- REQUIRED WORK -
Omit every picture, and retype the lines that run from the beginning of the data below through the line containing "y_max = y_ticks[-1]", inclusive.

- AVAILABLE DATA -
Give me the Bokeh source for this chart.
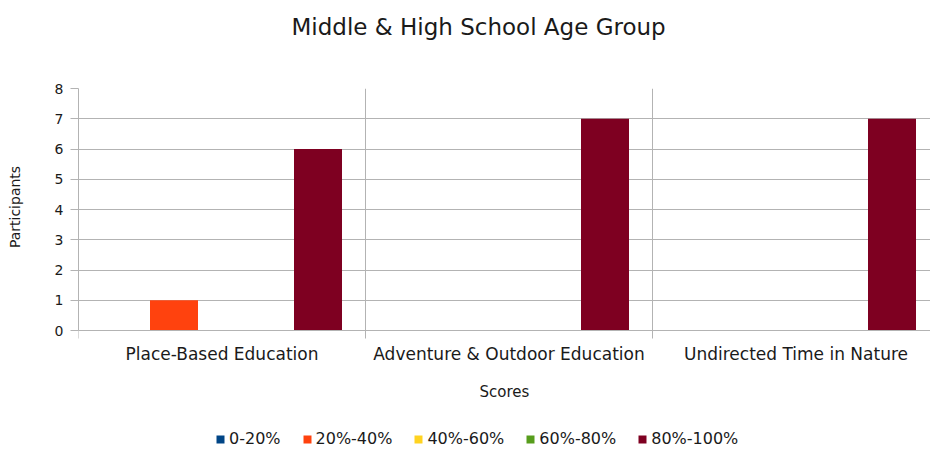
from bokeh.plotting import figure
from bokeh.models import (Range1d, FixedTicker, Legend, LegendItem, ColumnDataSource, Title,
                          Grid, LinearAxis)
from bokeh.transform import dodge
from bokeh.embed import file_html
from bokeh.resources import INLINE

# ---- data ----
categories = ["Place-Based Education", "Adventure & Outdoor Education", "Undirected Time in Nature"]
series_names = ["0-20%", "20%-40%", "40%-60%", "60%-80%", "80%-100%"]
s_0_20 = [0, 0, 0]
s_20_40 = [1, 0, 0]
s_40_60 = [0, 0, 0]
s_60_80 = [0, 0, 0]
s_80_100 = [6, 7, 7]
y_ticks = [0, 1, 2, 3, 4, 5, 6, 7, 8]

series_values = [s_0_20, s_20_40, s_40_60, s_60_80, s_80_100]
colors = ["#004586", "#ff420e", "#ffd320", "#579d1c", "#7e0021"]

FONT = "DejaVu Sans"
GRID = "#b3b3b3"
TXT = "#1a1a1a"

n = len(categories)
centers = [i + 0.5 for i in range(n)]
bounds_x = [i for i in range(n + 1)]
bar_w = 48 / 287
y_max = y_ticks[-1]

# frame extends below the value axis so the legend can sit inside it
p = figure(frame_width=852, frame_height=363, output_backend="svg", toolbar_location=None,
           x_range=Range1d(0, 852 / 287), y_range=Range1d(-121 / 30.25, y_max),
           min_border_left=78, min_border_right=0, min_border_top=88, min_border_bottom=0)
p.outline_line_color = None
p.background_fill_color = "white"
p.border_fill_color = "white"

items = []
for k, (name, vals) in enumerate(zip(series_names, series_values)):
    src = ColumnDataSource(dict(xc=centers, top=vals))
    r = p.vbar(x=dodge("xc", (k - 2) * bar_w, range=p.x_range), top="top", bottom=0,
               width=bar_w, source=src, fill_color=colors[k], line_color=None)
    items.append(LegendItem(label=name, renderers=[r]))

# spacer between title and plot frame
p.add_layout(Title(text=" ", text_font_size="10px", standoff=36), "above")

# title
p.title.text = "Middle & High School Age Group"
p.title.text_font = FONT
p.title.text_font_size = "23px"
p.title.text_font_style = "normal"
p.title.text_color = TXT
p.title.align = "left"
p.title.offset = 213
p.title.standoff = 0

# x axis (sits at value 0)
xa = p.xaxis[0]
xa.fixed_location = 0
xa.ticker = FixedTicker(ticks=centers, minor_ticks=bounds_x)
xa.major_label_overrides = {c: lab for c, lab in zip(centers, categories)}
xa.major_tick_line_color = None
xa.major_tick_out = 8
xa.major_tick_in = 0
xa.minor_tick_line_color = GRID
xa.minor_tick_out = 8
xa.minor_tick_in = 0
xa.axis_line_color = GRID
xa.major_label_text_font = FONT
xa.major_label_text_font_size = "17px"
xa.major_label_text_color = TXT
xa.major_label_standoff = 5
xa.axis_label = "Scores"
xa.axis_label_text_font = FONT
xa.axis_label_text_font_size = "15px"
xa.axis_label_text_font_style = "normal"
xa.axis_label_text_color = TXT
xa.axis_label_standoff = 16

# y axis
ya = p.yaxis[0]
ya.bounds = (0, y_max)
ya.ticker = FixedTicker(ticks=y_ticks)
ya.major_tick_line_color = GRID
ya.major_tick_out = 8
ya.major_tick_in = 0
ya.minor_tick_line_color = None
ya.axis_line_color = GRID
ya.major_label_text_font = FONT
ya.major_label_text_font_size = "14px"
ya.major_label_text_color = TXT
ya.major_label_standoff = 7
# leading em/en spaces centre the visible words on the 0-8 value span rather than the whole frame
ya.axis_label = "\u2003" * 8 + "\u2002\u2002" + "Participants"
ya.axis_label_text_font = FONT
ya.axis_label_text_font_size = "14px"
ya.axis_label_text_font_style = "normal"
ya.axis_label_text_color = TXT
ya.axis_label_standoff = 29

# grids
p.ygrid.ticker = FixedTicker(ticks=y_ticks)
p.ygrid.grid_line_color = GRID
if "cross_bounds" in Grid.properties():
    p.xgrid.ticker = FixedTicker(ticks=bounds_x[1:])
    p.xgrid.grid_line_color = GRID
    p.xgrid.cross_bounds = (0, y_max)
else:
    p.xgrid.grid_line_color = None
    for b in bounds_x[1:-1]:
        sep = LinearAxis(fixed_location=b, bounds=(0, y_max), ticker=FixedTicker(ticks=[]),
                         axis_line_color=GRID, major_tick_line_color=None,
                         minor_tick_line_color=None, major_label_text_font_size="0px")
        p.add_layout(sep, "left")

legend = Legend(items=items, orientation="horizontal", location=(137, 3),
                padding=0, margin=0, spacing=21, label_standoff=4,
                glyph_width=10, glyph_height=10,
                label_text_font=FONT, label_text_font_size="16px", label_text_color=TXT,
                border_line_color=None, background_fill_alpha=0)
p.add_layout(legend, "center")

open("out.html", "w").write(file_html(p, INLINE))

- RESPONSE TO THIS TASK -
Give me the Bokeh source for this chart.
from bokeh.plotting import figure
from bokeh.models import (Range1d, FixedTicker, Legend, LegendItem, ColumnDataSource, Title,
                          Grid, LinearAxis)
from bokeh.transform import dodge
from bokeh.embed import file_html
from bokeh.resources import INLINE

# ---- data ----
categories = ["Place-Based Education", "Adventure & Outdoor Education", "Undirected Time in Nature"]
series_names = ["0-20%", "20%-40%", "40%-60%", "60%-80%", "80%-100%"]
s_0_20 = [0, 0, 0]
s_20_40 = [1, 0, 0]
s_40_60 = [0, 0, 0]
s_60_80 = [0, 0, 0]
s_80_100 = [6, 7, 7]
y_ticks = [0, 1, 2, 3, 4, 5, 6, 7, 8]

series_values = [s_0_20, s_20_40, s_40_60, s_60_80, s_80_100]
colors = ["#004586", "#ff420e", "#ffd320", "#579d1c", "#7e0021"]

FONT = "DejaVu Sans"
GRID = "#b3b3b3"
TXT = "#1a1a1a"

n = len(categories)
centers = [i + 0.5 for i in range(n)]
bounds_x = [i for i in range(n + 1)]
bar_w = 48 / 287
y_max = y_ticks[-1]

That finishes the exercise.